Justin Bogner via llvm-dev

2016-Jul-21 01:26 UTC

head link

[llvm-dev] [RFC] One or many git repositories?

Justin Lebar <jlebar at google.com> writes:>> Running the same 'git checkout' commands on multiple repos has
>> always been sufficient to manage the multiple repos so far
>
> Huh.  It definitely hasn't worked well for me.
>
> Here's the issue I face every day.  I may be working on (unrelated)
> changes to clang and llvm.  I update my llvm tree (say I checked in a
> patch, or I want to pull in changes someone else has checked in).  Now
> I want to go back to hacking on my clang stuff.  Because my clang
> branch is not connected to a specific LLVM revision, it no longer
> compiles.  I'm trying to build an old clang against a new llvm.
>
> Now I have to pull the latest clang and rebase my patches.  After I
> deal with rebase conflicts (not what I wanted to do at the moment!),
> I'm in a new state, which means when I build my ccache is no help.
> And when I run the clang tests, I don't know whether to expect test
> failures.  So then I have to pop of my patches and run at head...
> (Maybe I have to update clang!  In which case I also have to update
> llvm...)
>
> This would all be solved with zero work on my part if llvm and clang
> were in one repository.  Then when I switched to working on my clang
> patches, I would automatically check out a version of LLVM that is
> compatible.
>
> I think this is the main thing that people aren't getting.  Maybe
> because it's never been possible before to have a workflow like this.
> But having a git branch that you can check out and immediately build
> -- without any rebasing, re-syncing, or other messing around -- is
> incredibly powerful.
I don't know man, when I create a branch to save my clang work I just
create a branch with the same name in all the other repos I have checked
out, then it just stays in the state I left it in as I go do other
stuff.

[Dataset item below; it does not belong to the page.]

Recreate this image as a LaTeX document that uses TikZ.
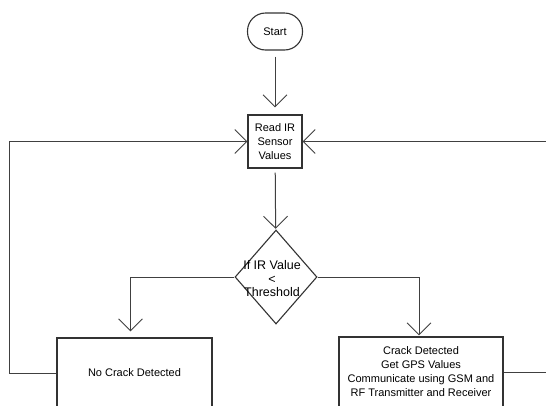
\documentclass[tikz,border=0pt]{standalone}
\usepackage{fontspec}
\setmainfont{Liberation Sans}
\usetikzlibrary{shapes.geometric,arrows.meta}
\begin{document}
\begin{tikzpicture}[x=1pt,y=-1pt,
  box/.style={draw=black!80, line width=1.1pt, align=center, font=\fontsize{11}{14}\selectfont, inner sep=0pt},
  txt/.style={align=center, font=\fontsize{12.5}{13.5}\selectfont, inner sep=0pt},
  conn/.style={draw=black!75, line width=1pt},
  arr/.style={conn, -{Straight Barb[length=12pt,width=24pt,line width=0.9pt]}}]
\useasboundingbox (0,0) rectangle (546,405);
\clip (0,0) rectangle (546,405);
\fill[white] (0,0) rectangle (546,405);
% nodes
\node[box, rounded corners=18pt, minimum width=55pt, minimum height=37pt] (start) at (275,31.5) {Start};
\node[box, minimum width=54pt, minimum height=53pt] (read) at (275,141.5) {Read IR\\Sensor\\Values};
\node[diamond, draw=black!80, line width=1.1pt, minimum width=82pt, minimum height=94pt, inner sep=0pt] (dec) at (276,277) {};
\node[txt] (dect) at (272,279) {If IR Value\\<\\Threshold};
\node[box, minimum width=155pt, minimum height=70pt] (nocrack) at (134.5,373) {No Crack Detected};
\node[box, minimum width=164pt, minimum height=70pt] (crack) at (421,372) {Crack Detected\\Get GPS Values\\Communicate using GSM and\\RF Transmitter and Receiver};
% connectors
\draw[arr, shorten <=6pt, shorten >=7pt] (start) -- (read);
\draw[arr, shorten <=4pt, shorten >=1pt] (read) -- (dec);
\draw[arr, shorten >=6pt] (dec.west) -| ([xshift=-4pt]nocrack.north);
\draw[arr, shorten >=1pt] (dec.east) -| ([xshift=-2pt]crack.north);
\draw[arr] (nocrack.west) -- ++(-47,0) |- (read.west);
\draw[arr] (crack.east) -- ++(60,0) |- (read.east);
\end{tikzpicture}
\end{document}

This kind of problem just hasn't really come up for me.
> Please let me know if this is still not clear -- it's kind of the key
point.
>
> As I said, you can accomplish this with submodules, too, but it
> requires the complex hackery from my original email.
>
> To me, this is not at all a minor inconvenience.  It's at least an
> hour of wasted time every week.
>
>> I haven't tried the options jlebar has described to deal with these
>> - sparse checkouts and whatnot, but they seem like an equivalent
>> amount of work/learning curve as writing a script that cd's to
>> several directories and runs the same git command in each.
>
> I'll send sparse checkout instructions separately.  But my example
> submodules commands are not at all equivalent to a script that cd's
> into several directories and runs a git command in each, and I think
> this is the main point of confusion.  (In fact you wouldn't need to
> write such a script; it's just "git submodule foreach".)
>
> The submodules commands creates a single branch in the umbrella repo
> that encompasses the checked-out state of *all the LLVM subrepos*.  So
> you can, at a later time, check out this branch in the umbrella repo
> and all the clang, llvm, etc. bits will be identical to the last time
> you were on the branch.
>
> If all you want is to continue using git the way you use it now, the
> multiple git repos gets you that (as does a sparse checkout on the
> single repo).  My point is that, the move to git opens up a new, much
> more powerful workflow with branches that encompass both llvm and
> clang state.  We can do this with or without submodules, but using
> submodules for this is far more awkward than using a single repo.
If I do `git log` in a sparse checkout that just has LLVM, will it only
show me LLVM commits? That is, how easy is it to filter out the
clang/lldb/subproject-X commits from a log? Negative globs are kind of
awkward.

Mehdi Amini via llvm-dev

2016-Jul-21 01:36 UTC

head link

[llvm-dev] [RFC] One or many git repositories?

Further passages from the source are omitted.